If you need more implausibility, did I mention that the Professor goes to a cocktail party one night in the middle of the trial? If you are in the thick of any trial, much less a murder trial, I can guarantee you that the attorneys are not out partying and drinking. You barely have time to eat or sleep.
Perhaps the worst part of the show was watching what she did to a detective she had called as a witness. I’d hate to spoil it for you (in case this show is still on your DVR and I haven’t discouraged you from running it), but suffice it to say that she manipulated him into a compromising position a few days earlier and then, completely blindsided him on the stand, probably destroying him professionally and his department.

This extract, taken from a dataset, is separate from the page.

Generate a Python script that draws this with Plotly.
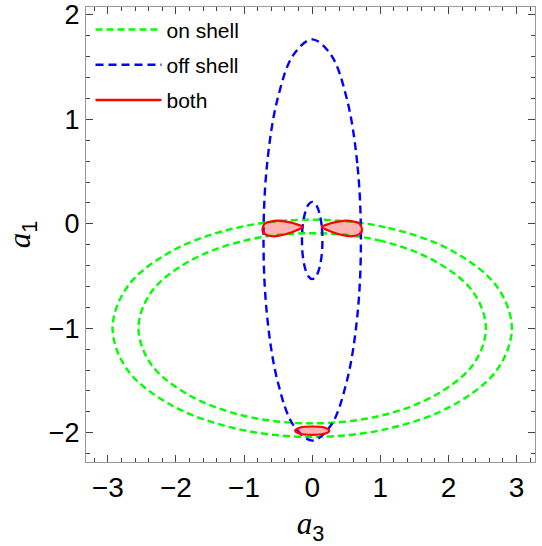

It was pretty disgusting.
As for the subplot with the trial team students who become involved in a murder, I’m sure it is partly designed to distract viewers from the preposterousness of Professor Keating’s law practice and teaching methods. I’m not sure that their predicament will make the show watchable, but I will say that these kids would be better serving time in prison rather than serving a whole semester in Keating’s class and experiencing the soul murder that she would exact.
And speaking of the soul, I wonder if anyone else is offended by her character’s name: Professor Keating? The last Professor Keating in entertainment history was Robin Williams’s character in Dead Poet’s Society. If this is some cute attempt by the show’s creators to suggest that there is any commonality (beyond the employment of unorthodox teaching methods), I will hereby correct them. There is no comparison. John Keating filled souls. Annalise Keating drains them.
In conclusion, it’s always sad to see talent wasted and in this case, to see the skills of a very good actress employed in furtherance of such ludicrous and outrageous nonsense. With my track record, however, it will probably be a big hit. Bets, anyone?